Baker loda il suo spessore drammatico in «La moglie più bella», «Un amore di Swann», «Codice privato» e scrive che buca lo schermo in «Un posto ideale per uccidere», «Appassionata» e «L’ultima donna»...
«E invece la critica è stata spesso così feroce...».
Poi, scrive che lei ha sfidato gli uomini che volevano controllarla, le norme sociali, che è stata madre single e guerriera, un’artista sfuggita ai cliché in cui l’ingabbiavano. Si riconosce nel ritratto?
«Sul lavoro non glielo so dire, ma nella vita sì. Vorrei stare sulla nuvoletta tutto il giorno, ma dalla nuvola scendo: mi armo, combatto. Mi dà forza sapere che ho la mia nuvola di figli e nipoti a cui tornare».
«Guerriera» lo è stata quando nel 1974 non volle abortire.
«Non voglio neanche darmi troppi meriti. Tutti mi dicevano che avrei perso il film con Mario Monicelli, che la mia carriera sarebbe finita, ma io queste cose non le ho proprio calcolate. Forse, per il mio trauma, ho sempre privilegiato affetti, famiglia. E poi Naike mi ha tenuta in una carreggiata diritta: erano gli Anni ’70, ero piccola, innocente, con tutti i miei problemi, bella, ero un bocconcino come tante ragazze in un mondo di lupi, di droghe: è ovvio che ero in pericolo. Avevo provato l’Lsd, un’amica l’ha preso e si è buttata dalla finestra. Ma avendo Naike, non potevo bere, drogarmi, perdermi».
Quel film con Monicelli, «Romanzo popolare» poi, lo fece lo stesso.
«Mario mi disse: giriamo prima tutte le scene a figura intera, così non si vedrà la pancia. Era un grande uomo».
I grandi di un’epoca li ha incontrati tutti.

«Ugo Tognazzi è stato un amico, un fratello maggiore.

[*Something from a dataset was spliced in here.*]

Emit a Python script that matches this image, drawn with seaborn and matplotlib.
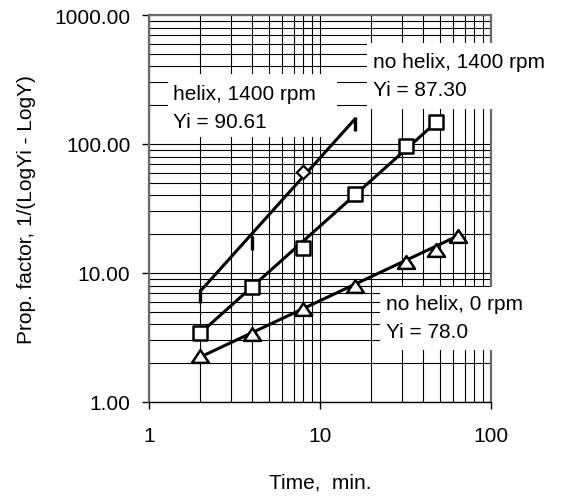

Era un tombeur de femmes, ma con me no.
Sul set se mi vedeva in difficoltà trovava sempre un modo per aiutarmi. Dino Risi era quello che temevo di più: imponente, alto, con occhi azzurri che ti trapassavano; si divertiva a spaventarti, lo faceva apposta. Marcello Mastroianni era mezzo leggero e mezzo malinconico. Un coccolone. Alberto Sordi era una risata dietro l’altra. S’immagini le battute: Sordi, Muti, e ’ndo stanno i ciechi?».
E poi scrive: «C’è una sola cosa più complessa che recitare con un divo: recitare con due divi» e racconta di Alain Delon e Jeremy Irons.
«Fare Un amore di Swann fu durissimo. Delon soffriva Irons, lo viveva come un rivale più giovane. Jeremy, invece, con me era gentilissimo. Un giorno, avevo un corsetto strettissimo, faceva caldo e svenni, ma lui mi prese al volo. Essere raccolta mentre ti senti male e neanche chiedi aiuto è meraviglioso».
C’è stato qualcosa tra voi?
«Niente. Ma avrebbe potuto, forse».

Rinunciò a essere la Bond girl di Roger Moore per lealtà verso un amico: voleva che fosse Wayne Finkelman a farle i costumi e fu scelta invece Carole Bouquet. Si è pentita?
«No, ormai è andata. Mi sono consolata dicendo che, in fondo, le Bond girl non hanno mai avuto grande fortuna».
Quanti pregiudizi ha subito nel mondo del cinema?
«C’era l’idea che il vero cinema fosse fatto da gente militante, intellettuale, impegnata. Io, invece, ero vista come una farfalla».
E cinema lo ama ancora?
«Sì, certo. Ho appena girato Il filo rosso di Alessandro Bencivenga, in cui interpreto Ida Dalser, la prima moglie di Mussolini, rinchiusa in manicomio. E nel film di Bertrand Mandico, Roma Elastica, faccio un personaggio per me orrendo: una presentatrice esaltata che flirta con la macchina da presa, parla al suo pubblico... Mi sono divertita tanto. Poi devo fare due piccoli ruoli in film tedeschi e russi. Faccio quello che c’è e che mi diverte. I ruoli per donne della mia età sono pochi, ma non importa. Ho fatto tanto. Le cose cambiano e va bene così».
Era buddista. Lo è ancora?
«Il buddismo è stato un percorso molto bello. Ma poi ho iniziato a pregare Dio e la mia vita è cambiata. Nel buddismo, devi esprimere tre desideri, a breve, medio e lungo termine, e a me non si è realizzato niente. Invece, pregando Dio, dopo una settimana, le cose si sono sciolte. Mi sento più al sicuro sapendo che c’è Dio sopra di me».